## [To do]
Starting with the first line of the listing, quote each line exactly until and including the one with "const FT_PER_M = 3.28084;", leaving pictures out.

## [Data provided]
++++++

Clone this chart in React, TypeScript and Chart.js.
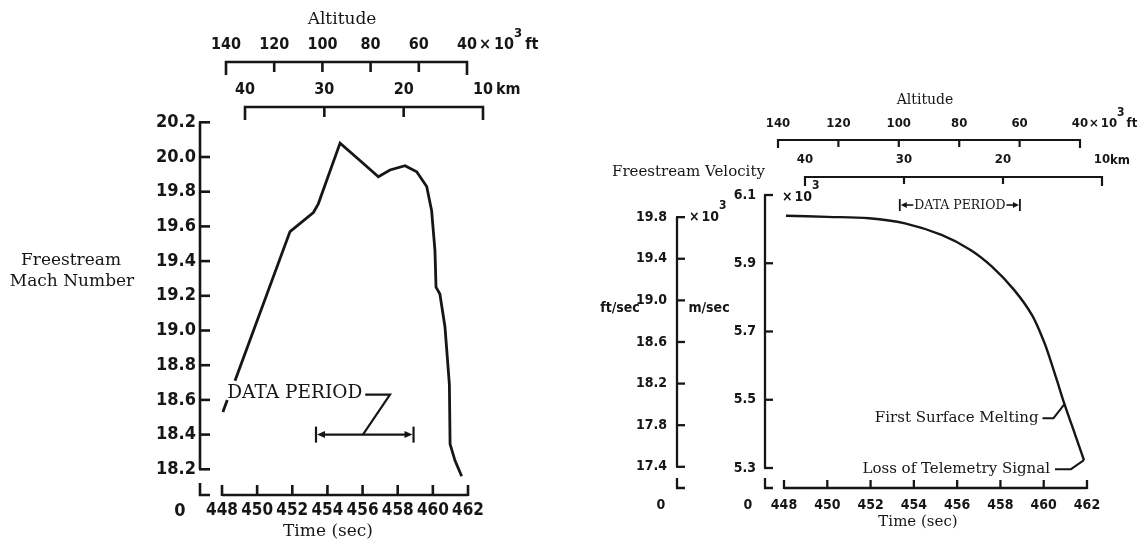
import React, { useEffect, useRef } from 'react';
import { Chart, registerables } from 'chart.js';

Chart.register(...registerables);

// ---------- data ----------
const timeTicks = [448, 450, 452, 454, 456, 458, 460, 462];
const altFtTicks = [140, 120, 100, 80, 60, 40];
const altKmTicks = [40, 30, 20, 10];
const machTicks = [20.2, 20.0, 19.8, 19.6, 19.4, 19.2, 19.0, 18.8, 18.6, 18.4, 18.2];
const machTime = [448.05, 448.3, 448.5, 448.74, 451.87, 453.2, 453.48, 454.72, 455.85, 456.9, 457.56, 458.42, 459.08, 459.65, 459.93, 460.12, 460.18, 460.4, 460.69, 460.94, 460.98, 461.26, 461.64];
const machValue = [18.53, 18.6, null, 18.71, 19.57, 19.68, 19.73, 20.08, 19.98, 19.886, 19.925, 19.95, 19.915, 19.83, 19.69, 19.46, 19.25, 19.21, 19.02, 18.69, 18.345, 18.25, 18.16];
const dataPeriod = [453.35, 458.9];
const velFtTicks = [19.8, 19.4, 19.0, 18.6, 18.2, 17.8, 17.4];
const velMsTicks = [6.1, 5.9, 5.7, 5.5, 5.3];
const velTime = [448.09, 450.0, 451.93, 453.59, 455.28, 456.62, 457.61, 458.63, 459.46, 460.0, 460.29, 460.62, 460.96, 461.45, 461.86];
const velValue = [6.039, 6.036, 6.032, 6.017, 5.983, 5.939, 5.89, 5.822, 5.748, 5.672, 5.62, 5.555, 5.487, 5.398, 5.323];
const FT_PER_M = 3.28084;

// ---------- styles ----------
const W = 1147;
const H = 543;
const INK = '#161616';
const SERIF = "'DejaVu Serif', 'Liberation Serif', serif";
const COND = "'DejaVu Sans Condensed', 'Liberation Sans Narrow', 'DejaVu Sans', sans-serif";

function fit(v1: number, p1: number, v2: number, p2: number, size: number, vertical: boolean) {
  const k = (p2 - p1) / (v2 - v1);
  const a = v1 - p1 / k;
  const b = v1 + (size - p1) / k;
  return {
    type: 'linear' as const,
    display: false,
    bounds: 'data' as const,
    min: Math.min(a, b),
    max: Math.max(a, b),
    reverse: vertical ? k > 0 : k < 0,
  };
}

function poly(ctx: CanvasRenderingContext2D, pts: number[][], w = 2.5) {
  ctx.beginPath();
  ctx.moveTo(pts[0][0], pts[0][1]);
  for (let i = 1; i < pts.length; i++) ctx.lineTo(pts[i][0], pts[i][1]);
  ctx.lineWidth = w;
  ctx.strokeStyle = INK;
  ctx.lineJoin = 'miter';
  ctx.lineCap = 'butt';
  ctx.stroke();
}

function txt(ctx: CanvasRenderingContext2D, s: string, x: number, y: number, font: string, align: CanvasTextAlign = 'center', base: CanvasTextBaseline = 'middle') {
  ctx.font = font;
  ctx.fillStyle = INK;
  ctx.textAlign = align;
  ctx.textBaseline = base;
  ctx.fillText(s, x, y);
  return ctx.measureText(s).width;
}

function arrow(ctx: CanvasRenderingContext2D, x: number, y: number, dir: number, len = 7, half = 3.5) {
  ctx.beginPath();
  ctx.moveTo(x, y);
  ctx.lineTo(x - dir * len, y - half);
  ctx.lineTo(x - dir * len, y + half);
  ctx.closePath();
  ctx.fillStyle = INK;
  ctx.fill();
}

// top bracket axis (ticks pointing down)
function topAxis(ctx: CanvasRenderingContext2D, scale: any, ticks: number[], y: number, endLen: number, tickLen: number, labelY: number, font: string, w: number) {
  const x0 = scale.getPixelForValue(ticks[0]);
  const x1 = scale.getPixelForValue(ticks[ticks.length - 1]);
  poly(ctx, [[x0, y + endLen], [x0, y], [x1, y], [x1, y + endLen]], w);
  ticks.forEach((v, i) => {
    const x = scale.getPixelForValue(v);
    if (i > 0 && i < ticks.length - 1) poly(ctx, [[x, y], [x, y + tickLen]], w);
    txt(ctx, String(v), x, labelY, font);
  });
}

// "× 10³ ft" style unit suffix
function unitSuffix(ctx: CanvasRenderingContext2D, x: number, y: number, font: string, supFont: string, unit: string, gap: number) {
  let ux = x;
  ux += txt(ctx, '\u00d7', ux, y, font, 'left') + gap;
  ux += txt(ctx, '10', ux, y, font, 'left');
  ux += txt(ctx, '3', ux, y - 11, supFont, 'left') + gap;
  txt(ctx, unit, ux, y, font, 'left');
}

// ---------- left panel decorations ----------
const leftDecor = {
  id: 'leftDecor',
  afterDraw(chart: any) {
    const ctx: CanvasRenderingContext2D = chart.ctx;
    const X = chart.scales.x;
    const Y = chart.scales.y;
    const F = chart.scales.altFt;
    const K = chart.scales.altKm;
    ctx.save();
    const lw = 2.6;
    const tickFont = `bold 18px ${COND}`;

    // y axis
    const ax = 200;
    const yTop = Y.getPixelForValue(machTicks[0]);
    const yBot = Y.getPixelForValue(machTicks[machTicks.length - 1]);
    poly(ctx, [[ax, yTop], [ax, yBot]], lw);
    machTicks.forEach((v) => {
      const y = Y.getPixelForValue(v);
      poly(ctx, [[ax - 1, y], [ax + 10, y]], lw);
      txt(ctx, v.toFixed(1), ax - 4, y, tickFont, 'right');
    });
    // axis break to zero
    poly(ctx, [[ax, 483], [ax, 495], [ax + 10, 495]], lw);
    txt(ctx, '0', 180, 511, tickFont);

    // x axis
    const ay = 495;
    const xa = X.getPixelForValue(timeTicks[0]);
    const xb = X.getPixelForValue(timeTicks[timeTicks.length - 1]);
    poly(ctx, [[xa, ay], [xb, ay]], lw);
    timeTicks.forEach((v) => {
      const x = X.getPixelForValue(v);
      poly(ctx, [[x, ay + 1], [x, ay - 10]], lw);
      txt(ctx, String(v), x, 511, `bold 17px ${COND}`);
    });
    txt(ctx, 'Time (sec)', 328, 532, `17px ${SERIF}`);

    // altitude axes
    const altFont = `bold 16px ${COND}`;
    topAxis(ctx, F, altFtTicks, 62, 13, 10, 45, altFont, lw);
    topAxis(ctx, K, altKmTicks, 107, 13, 10, 90, altFont, lw);
    unitSuffix(ctx, F.getPixelForValue(altFtTicks[altFtTicks.length - 1]) + 12, 45, altFont, `bold 13px ${COND}`, 'ft', 3);
    txt(ctx, 'km', K.getPixelForValue(altKmTicks[altKmTicks.length - 1]) + 13, 90, altFont, 'left');
    txt(ctx, 'Altitude', 342, 20, `17px ${SERIF}`);

    // y title
    txt(ctx, 'Freestream', 71, 261, `17px ${SERIF}`);
    txt(ctx, 'Mach Number', 72, 282, `17px ${SERIF}`);

    // data period annotation
    const by = Y.getPixelForValue(18.4);
    const p0 = X.getPixelForValue(dataPeriod[0]);
    const p1 = X.getPixelForValue(dataPeriod[1]);
    poly(ctx, [[p0 + 6, by], [p1 - 6, by]], 2.2);
    poly(ctx, [[p0, by - 8], [p0, by + 8]], 2.2);
    poly(ctx, [[p1, by - 8], [p1, by + 8]], 2.2);
    arrow(ctx, p0 + 1, by, -1, 8, 3.5);
    arrow(ctx, p1 - 1, by, 1, 8, 3.5);
    const tx = X.getPixelForValue(448.3);
    const ty = Y.getPixelForValue(18.61);
    const tw = txt(ctx, 'DATA PERIOD', tx, ty, `18.5px ${SERIF}`, 'left', 'alphabetic');
    const ly = Y.getPixelForValue(18.63);
    poly(ctx, [[tx + tw + 3, ly], [X.getPixelForValue(457.56), ly], [X.getPixelForValue(456.02), by]], 2.2);
    ctx.restore();
  },
};

// ---------- right panel decorations ----------
const rightDecor = {
  id: 'rightDecor',
  afterDraw(chart: any) {
    const ctx: CanvasRenderingContext2D = chart.ctx;
    const X = chart.scales.x;
    const Y = chart.scales.y;
    const YF = chart.scales.yFt;
    const F = chart.scales.altFt;
    const K = chart.scales.altKm;
    ctx.save();
    const lw = 2.3;
    const tickFont = `bold 14px ${COND}`;
    const supFont = `bold 12px ${COND}`;

    // m/sec axis
    const mx = 765;
    poly(ctx, [[mx, Y.getPixelForValue(velMsTicks[0])], [mx, Y.getPixelForValue(velMsTicks[velMsTicks.length - 1])]], lw);
    velMsTicks.forEach((v) => {
      const y = Y.getPixelForValue(v);
      poly(ctx, [[mx - 1, y], [mx + 8, y]], lw);
      txt(ctx, v.toFixed(1), mx - 9, y, tickFont, 'right');
    });
    {
      let sx = 782;
      const sy = Y.getPixelForValue(velMsTicks[0]) + 2;
      sx += txt(ctx, '\u00d7', sx, sy, tickFont, 'left') + 2;
      sx += txt(ctx, '10', sx, sy, tickFont, 'left');
      txt(ctx, '3', sx, sy - 11, supFont, 'left');
    }

    // ft/sec axis
    const fx = 677;
    poly(ctx, [[fx, YF.getPixelForValue(velFtTicks[0])], [fx, YF.getPixelForValue(velFtTicks[velFtTicks.length - 1])]], lw);
    velFtTicks.forEach((v) => {
      const y = YF.getPixelForValue(v);
      poly(ctx, [[fx - 1, y], [fx + 8, y]], lw);
      txt(ctx, v.toFixed(1), fx - 10, y, tickFont, 'right');
    });
    {
      let sx = 689;
      const sy = YF.getPixelForValue(velFtTicks[0]);
      sx += txt(ctx, '\u00d7', sx, sy, tickFont, 'left') + 2;
      sx += txt(ctx, '10', sx, sy, tickFont, 'left');
      txt(ctx, '3', sx, sy - 11, supFont, 'left');
    }

    // breaks to zero
    poly(ctx, [[fx, 478], [fx, 488], [fx + 8, 488]], lw);
    poly(ctx, [[mx, 478], [mx, 488], [mx + 8, 488]], lw);
    txt(ctx, '0', 661, 505, tickFont);
    txt(ctx, '0', 748, 505, tickFont);

    txt(ctx, 'ft/sec', 620, 308, tickFont);
    txt(ctx, 'm/sec', 709, 308, tickFont);
    txt(ctx, 'Freestream Velocity', 612, 172, `15px ${SERIF}`, 'left');

    // x axis
    const ay = 488;
    const xa = X.getPixelForValue(timeTicks[0]);
    const xb = X.getPixelForValue(timeTicks[timeTicks.length - 1]);
    poly(ctx, [[xa, ay], [xb, ay]], lw);
    timeTicks.forEach((v) => {
      const x = X.getPixelForValue(v);
      poly(ctx, [[x, ay + 1], [x, ay - 8]], lw);
      txt(ctx, String(v), x, 505, tickFont);
    });
    txt(ctx, 'Time (sec)', 918, 522, `15px ${SERIF}`);

    // altitude axes
    const altFont = `bold 13px ${COND}`;
    topAxis(ctx, F, altFtTicks, 140, 8, 7, 124, altFont, 2.2);
    topAxis(ctx, K, altKmTicks, 177, 9, 7, 160, altFont, 2.2);
    unitSuffix(ctx, F.getPixelForValue(altFtTicks[altFtTicks.length - 1]) + 9, 124, altFont, supFont, 'ft', 2);
    txt(ctx, 'km', K.getPixelForValue(altKmTicks[altKmTicks.length - 1]) + 8, 161, altFont, 'left');
    txt(ctx, 'Altitude', 925, 100, `14px ${SERIF}`);

    // data period bracket
    const dy = 205;
    const p0 = X.getPixelForValue(dataPeriod[0]);
    const p1 = X.getPixelForValue(dataPeriod[1]);
    const mid = (p0 + p1) / 2;
    ctx.font = `12.5px ${SERIF}`;
    const dw = ctx.measureText('DATA PERIOD').width;
    poly(ctx, [[p0, dy - 6], [p0, dy + 6]], 1.8);
    poly(ctx, [[p1, dy - 6], [p1, dy + 6]], 1.8);
    poly(ctx, [[p0 + 4, dy], [mid - dw / 2 - 1, dy]], 1.6);
    poly(ctx, [[mid + dw / 2 + 1, dy], [p1 - 4, dy]], 1.6);
    arrow(ctx, p0 + 1, dy, -1, 6, 3);
    arrow(ctx, p1 - 1, dy, 1, 6, 3);
    txt(ctx, 'DATA PERIOD', mid, dy + 1, `12.5px ${SERIF}`);

    // event annotations
    const e1x = X.getPixelForValue(460.96);
    const e1y = Y.getPixelForValue(5.487);
    poly(ctx, [[e1x - 22, e1y + 14], [e1x - 11, e1y + 14], [e1x, e1y]], 2);
    txt(ctx, 'First Surface Melting', e1x - 26, e1y + 14, `15px ${SERIF}`, 'right');
    const e2x = X.getPixelForValue(461.86);
    const e2y = Y.getPixelForValue(5.323);
    poly(ctx, [[e2x - 29, e2y + 9], [e2x - 13, e2y + 9], [e2x, e2y]], 2);
    txt(ctx, 'Loss of Telemetry Signal', e2x - 34, e2y + 9, `15px ${SERIF}`, 'right');
    ctx.restore();
  },
};

export default function App() {
  const leftRef = useRef<HTMLCanvasElement>(null);
  const rightRef = useRef<HTMLCanvasElement>(null);

  useEffect(() => {
    const left = new Chart(leftRef.current!, {
      type: 'line',
      data: {
        datasets: [
          {
            data: machTime.map((t, i) => ({ x: t, y: machValue[i] })),
            borderColor: INK,
            borderWidth: 2.8,
            pointRadius: 0,
            tension: 0,
            spanGaps: false,
            fill: false,
          },
        ],
      },
      options: {
        responsive: false,
        animation: false,
        devicePixelRatio: 1,
        layout: { padding: 0 },
        plugins: { legend: { display: false }, tooltip: { enabled: false } },
        events: [],
        scales: {
          x: fit(448, 222, 462, 468, W, false),
          y: fit(20.2, 122.3, 18.2, 469.3, H, true),
          altFt: { ...fit(140, 226, 40, 467, W, false), axis: 'x' },
          altKm: { ...fit(40, 245, 10, 483, W, false), axis: 'x' },
        },
      } as any,
      plugins: [leftDecor],
    });

    const yMs = fit(5.3, 468, 6.1, 195, H, true);
    const right = new Chart(rightRef.current!, {
      type: 'line',
      data: {
        datasets: [
          {
            data: velTime.map((t, i) => ({ x: t, y: velValue[i] })),
            borderColor: INK,
            borderWidth: 2.4,
            pointRadius: 0,
            tension: 0.35,
            fill: false,
          },
        ],
      },
      options: {
        responsive: false,
        animation: false,
        devicePixelRatio: 1,
        layout: { padding: 0 },
        plugins: { legend: { display: false }, tooltip: { enabled: false } },
        events: [],
        scales: {
          x: fit(448, 784, 462, 1087, W, false),
          y: yMs,
          yFt: { ...yMs, axis: 'y', min: yMs.min * FT_PER_M, max: yMs.max * FT_PER_M },
          altFt: { ...fit(140, 778, 40, 1080, W, false), axis: 'x' },
          altKm: { ...fit(40, 805, 10, 1102, W, false), axis: 'x' },
        },
      } as any,
      plugins: [rightDecor],
    });

    return () => {
      left.destroy();
      right.destroy();
    };
  }, []);

  const cv: React.CSSProperties = { position: 'absolute', left: 0, top: 0, width: W, height: H };
  return (
    <div style={{ position: 'absolute', left: 0, top: 0, width: W, height: H, background: '#fff' }}>
      <canvas ref={leftRef} width={W} height={H} style={cv} />
      <canvas ref={rightRef} width={W} height={H} style={cv} />
    </div>
  );
}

++++++

## [Answer to the task]
Clone this chart in React, TypeScript and Chart.js.
import React, { useEffect, useRef } from 'react';
import { Chart, registerables } from 'chart.js';

Chart.register(...registerables);

// ---------- data ----------
const timeTicks = [448, 450, 452, 454, 456, 458, 460, 462];
const altFtTicks = [140, 120, 100, 80, 60, 40];
const altKmTicks = [40, 30, 20, 10];
const machTicks = [20.2, 20.0, 19.8, 19.6, 19.4, 19.2, 19.0, 18.8, 18.6, 18.4, 18.2];
const machTime = [448.05, 448.3, 448.5, 448.74, 451.87, 453.2, 453.48, 454.72, 455.85, 456.9, 457.56, 458.42, 459.08, 459.65, 459.93, 460.12, 460.18, 460.4, 460.69, 460.94, 460.98, 461.26, 461.64];
const machValue = [18.53, 18.6, null, 18.71, 19.57, 19.68, 19.73, 20.08, 19.98, 19.886, 19.925, 19.95, 19.915, 19.83, 19.69, 19.46, 19.25, 19.21, 19.02, 18.69, 18.345, 18.25, 18.16];
const dataPeriod = [453.35, 458.9];
const velFtTicks = [19.8, 19.4, 19.0, 18.6, 18.2, 17.8, 17.4];
const velMsTicks = [6.1, 5.9, 5.7, 5.5, 5.3];
const velTime = [448.09, 450.0, 451.93, 453.59, 455.28, 456.62, 457.61, 458.63, 459.46, 460.0, 460.29, 460.62, 460.96, 461.45, 461.86];
const velValue = [6.039, 6.036, 6.032, 6.017, 5.983, 5.939, 5.89, 5.822, 5.748, 5.672, 5.62, 5.555, 5.487, 5.398, 5.323];
const FT_PER_M = 3.28084;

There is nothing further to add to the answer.